Module 13: Conclusion
  Lecture 40: Conclusion

An argument for moral equality

Looked at from the point of view of social harmony or peace, perfectibility of society means justice and equality as both fact and value. Defined negatively, it implies the absence of injustice and inequality. Societies have seen different kinds of inequalities. Some are now part of history but some have become more pronounced. They include inequalities created on the basis of both ascription and achievement. People are unequal with respect to social status, credentials and income. There is also a link between different forms of inequalities. We have to fight against all types of inequalities as well as all forms of legitimations of any type of inequality. The world has to change. In this context, the following quote from Durkheim (1957, 220) is worth pondering:

However, we see that this feeling of human sympathy only comes to have this depth in some rare forms of consciousness, the highest; consciousness remain as a rule too feeble to go the whole way in their logical development. We have not yet reached the day when man can love all his fellow-creatures as brothers, whatever their faculties, their intellect or their moral values. Nor has man reached the stage when he has shed his egotism so successfully that it is no longer necessary to put a tentative price on merit (a price likely to decline), with the purpose of stimulating it (the merit) and of keeping the price steady.
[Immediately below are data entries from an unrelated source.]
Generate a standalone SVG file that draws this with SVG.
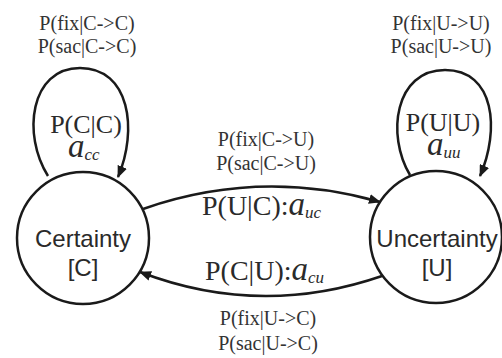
<svg xmlns="http://www.w3.org/2000/svg" width="502" height="358" viewBox="0 0 502 358">
<style>
.bg{fill:#ffffff}
.node{fill:#ffffff;stroke:#1a1a1a;stroke-width:2.5}
.edge{fill:none;stroke:#1a1a1a;stroke-width:2.5}
.sans{font-family:"Liberation Sans",Arial,sans-serif;font-size:24px;fill:#2a2a2a;text-anchor:middle}
.small{font-family:"Liberation Serif","Times New Roman",serif;font-size:20px;fill:#333333;text-anchor:middle}
.big{font-family:"Liberation Serif","Times New Roman",serif;font-size:28px;fill:#2a2a2a}
.loop{font-size:26px}
.ai{font-style:italic;font-size:33px}
.sub{font-style:italic;font-size:17px}
</style>
<defs>
<marker id="arr" viewBox="0 0 12 10" refX="11" refY="5" markerWidth="12" markerHeight="10" markerUnits="userSpaceOnUse" orient="auto">
<path d="M0,0 L12,5 L0,10 Z" fill="#1a1a1a"/>
</marker>
</defs>
<rect class="bg" x="0" y="0" width="502" height="358"/>
<g id="connectors">
<path class="edge" d="M48,176 C22,135 30,68 80,68 C130,68 138,130 118,177" marker-end="url(#arr)"/>
<path class="edge" d="M410,175 C386,135 395,70 445,70 C495,70 500,130 480,176" marker-end="url(#arr)"/>
<path class="edge" d="M143,209 Q260,168 380,202" marker-end="url(#arr)"/>
<path class="edge" d="M382,276 Q260,318 140,272" marker-end="url(#arr)"/>
</g>
<g id="node-certainty">
<circle class="node" cx="83" cy="238" r="66"/>
<text class="sans" x="83" y="247">Certainty</text>
<text class="sans" x="83" y="276">[C]</text>
</g>
<g id="node-uncertainty">
<circle class="node" cx="436" cy="237" r="66"/>
<text class="sans" x="437" y="247">Uncertainty</text>
<text class="sans" x="437" y="276">[U]</text>
</g>
<g id="labels">
<text class="small" x="87" y="30">P(fix|C-&gt;C)</text>
<text class="small" x="87" y="53">P(sac|C-&gt;C)</text>
<text class="small" x="441" y="30">P(fix|U-&gt;U)</text>
<text class="small" x="441" y="53">P(sac|U-&gt;U)</text>
<text class="small" x="266" y="146">P(fix|C-&gt;U)</text>
<text class="small" x="266" y="170">P(sac|C-&gt;U)</text>
<text class="small" x="268" y="325">P(fix|U-&gt;C)</text>
<text class="small" x="268" y="350">P(sac|U-&gt;C)</text>
<text class="big loop" x="86" y="133" text-anchor="middle">P(C|C)</text>
<text class="big" x="68" y="157"><tspan class="ai">a</tspan><tspan class="sub" dy="3">cc</tspan></text>
<text class="big loop" x="443" y="131" text-anchor="middle">P(U|U)</text>
<text class="big" x="427" y="155"><tspan class="ai">a</tspan><tspan class="sub" dy="3">uu</tspan></text>
<text class="big" x="202" y="215">P(U|C):<tspan class="ai">a</tspan><tspan class="sub" dy="3">uc</tspan></text>
<text class="big" x="205" y="280">P(C|U):<tspan class="ai">a</tspan><tspan class="sub" dy="3">cu</tspan></text>
</g>
</svg>
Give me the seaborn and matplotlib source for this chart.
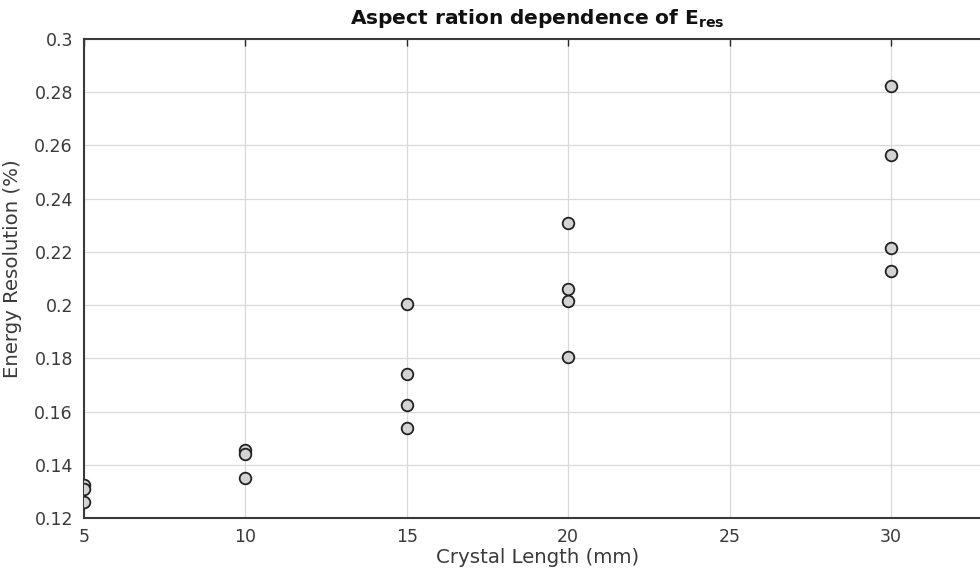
import numpy as np
import pandas as pd
import matplotlib
matplotlib.use('Agg')
import matplotlib.pyplot as plt
from matplotlib.ticker import FuncFormatter
import seaborn as sns

# 数据
crystal_length = [5, 5, 5,
                  10, 10, 10,
                  15, 15, 15, 15,
                  20, 20, 20, 20,
                  30, 30, 30, 30]
energy_res = [0.1325, 0.1310, 0.1260,
              0.1456, 0.1441, 0.1350,
              0.2003, 0.1743, 0.1625, 0.1540,
              0.2308, 0.2060, 0.2014, 0.1805,
              0.2825, 0.2565, 0.2213, 0.2128]
x_ticks = [5, 10, 15, 20, 25, 30]
y_ticks = [0.12, 0.14, 0.16, 0.18, 0.20, 0.22, 0.24, 0.26, 0.28, 0.30]

df = pd.DataFrame({'Crystal Length (mm)': crystal_length,
                   'Energy Resolution (%)': energy_res})

sns.set_theme(style='white')
plt.rcParams['font.family'] = ['DejaVu Sans']

fig = plt.figure(figsize=(9.8, 5.72), dpi=100)
# 轴的右边超出画布（原图被裁掉）
ax = fig.add_axes([84 / 980, 54 / 572, 907 / 980, 479 / 572])

sns.scatterplot(data=df, x='Crystal Length (mm)', y='Energy Resolution (%)',
                ax=ax, s=70, color='#d3d3d3', edgecolor='#222222',
                linewidth=1.3, zorder=3)

ax.set_xlim(5, 33.1)
ax.set_ylim(0.12, 0.3)
ax.set_xticks(x_ticks)
ax.set_yticks(y_ticks)
ax.yaxis.set_major_formatter(FuncFormatter(lambda v, p: '%g' % round(v, 2)))
ax.grid(True, color='#d9d9d9', linewidth=0.9)
ax.set_axisbelow(True)
ax.tick_params(direction='in', length=5, width=1, colors='#262626',
               labelsize=12.5, top=True, right=True)
ax.tick_params(axis='y', pad=8)
ax.tick_params(axis='x', pad=7)
ax.tick_params(labelcolor='#3a3a3a')
for sp in ax.spines.values():
    sp.set_color('#3a3a3a')
    sp.set_linewidth(1.5)

ax.set_xlabel('Crystal Length (mm)', fontsize=14.2, color='#3a3a3a')
ax.set_ylabel('Energy Resolution (%)', fontsize=14.2, color='#3a3a3a')
ax.xaxis.set_label_coords(0.5, -30 / 479)
ax.yaxis.set_label_coords(-62 / 907, 0.52)
ax.set_title(r'Aspect ration dependence of $\mathbf{E_{res}}$',
             fontsize=14.5, fontweight='bold', pad=11, color='#111111')

fig.savefig('out.png', dpi=100)
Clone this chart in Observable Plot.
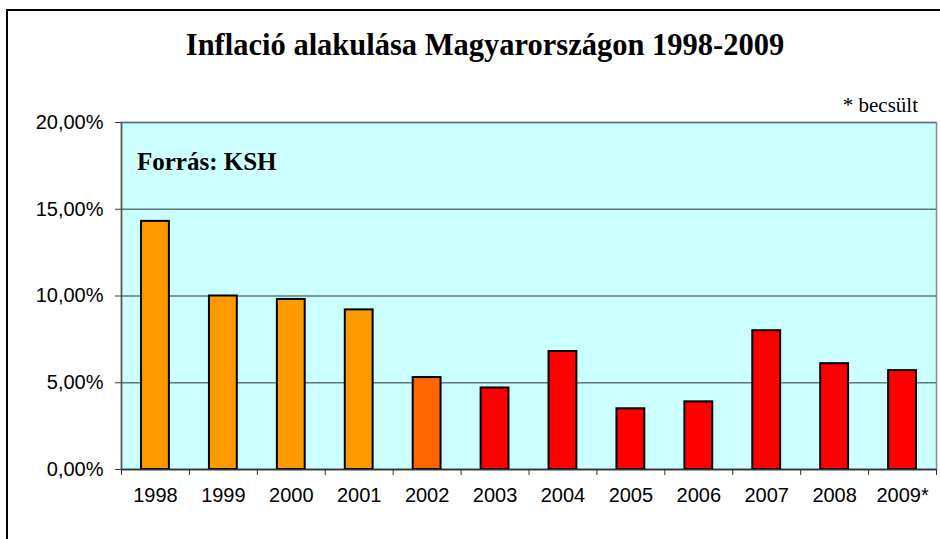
<!DOCTYPE html>
<html>
<head>
<meta charset="utf-8">
<script src="https://cdn.jsdelivr.net/npm/d3@7"></script>
<script src="https://cdn.jsdelivr.net/npm/@observablehq/plot@0.6"></script>
<style>
  html, body { margin: 0; padding: 0; background: #fff; }
  #wrap { position: relative; width: 940px; height: 539px; overflow: hidden; }
  #frame { position: absolute; left: 6px; top: 9px; width: 1000px; height: 600px; border: 2px solid #000; box-sizing: border-box; }
  #title { position: absolute; left: 15px; top: 28px; width: 940px; text-align: center;
           font-family: "Liberation Serif", "Times New Roman", serif; font-weight: bold; font-size: 30.5px; color: #000; }
  #chart { position: absolute; left: 0; top: 0; }
  #note { position: absolute; right: 22px; top: 93px; font-family: "Liberation Serif", serif; font-size: 21px; color: #000; }
  #source { position: absolute; left: 137px; top: 148px; font-family: "Liberation Serif", serif; font-weight: bold; font-size: 25px; color: #000; }
</style>
</head>
<body>
<div id="wrap">
  <div id="frame"></div>
  <div id="chart"></div>
  <div id="title">Inflació alakulása Magyarországon 1998-2009</div>
  <div id="note">* becsült</div>
  <div id="source">Forrás: KSH</div>
</div>
<script>
const years = ["1998","1999","2000","2001","2002","2003","2004","2005","2006","2007","2008","2009*"];
const inflation = [14.3, 10.0, 9.8, 9.2, 5.3, 4.7, 6.8, 3.5, 3.9, 8.0, 6.1, 5.7];
const barColors = ["#FF9900","#FF9900","#FF9900","#FF9900","#FF6600","#FF0000","#FF0000","#FF0000","#FF0000","#FF0000","#FF0000","#FF0000"];
const yTicks = [0, 5, 10, 15, 20];

const data = years.map((y, i) => ({i, year: y, value: inflation[i], color: barColors[i]}));
const halfBar = 0.205;

const fmt = v => v.toFixed(2).replace(".", ",") + "%";

const chart = Plot.plot({
  width: 940,
  height: 539,
  marginLeft: 121,
  marginRight: 4,
  marginTop: 122,
  marginBottom: 70,
  style: { background: "transparent", fontFamily: "'Liberation Sans', Arial, sans-serif", fontSize: "20px", color: "#000" },
  x: { type: "linear", domain: [-0.5, years.length - 0.5], label: null },
  y: { domain: [0, 20], label: null },
  marks: [
    Plot.frame({ fill: "#CCFFFF", stroke: "#888888", strokeWidth: 1.5 }),
    Plot.gridY(yTicks, { stroke: "#607878", strokeOpacity: 1, strokeWidth: 1.6 }),
    Plot.rect(data, {
      x1: d => d.i - halfBar,
      x2: d => d.i + halfBar,
      y1: 0,
      y2: "value",
      fill: "color",
      stroke: "#000",
      strokeWidth: 2
    }),
    Plot.ruleY([0], { stroke: "#333", strokeWidth: 1.5 }),
    Plot.ruleX([-0.5], { stroke: "#555", strokeWidth: 1.5 }),
    Plot.axisY({ ticks: yTicks, tickFormat: fmt, tickSize: 6, tickPadding: 12, stroke: "#333", fontSize: 20, label: null }),
    Plot.axisX({ ticks: d3.range(years.length + 1).map(k => k - 0.5), tickFormat: () => "", tickSize: 6, stroke: "#333", label: null }),
    Plot.axisX({ ticks: d3.range(years.length), tickFormat: k => years[k], tickSize: 0, tickPadding: 18, fontSize: 20, label: null })
  ]
});
document.getElementById("chart").appendChild(chart);
</script>
</body>
</html>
This is what makes a complete leveling to equal values impossible to-day. On the other hand, it is certain that the depth of feeling of human fraternity will go on increasing, and that the best amongst men are capable of working without getting an exact recompense for their pains and their services. This is how it comes about that we go on trying to soften and tone down the effects of a distributive and commutative justice which are two strictly reckoned, which, that is, in reality remain unachieved.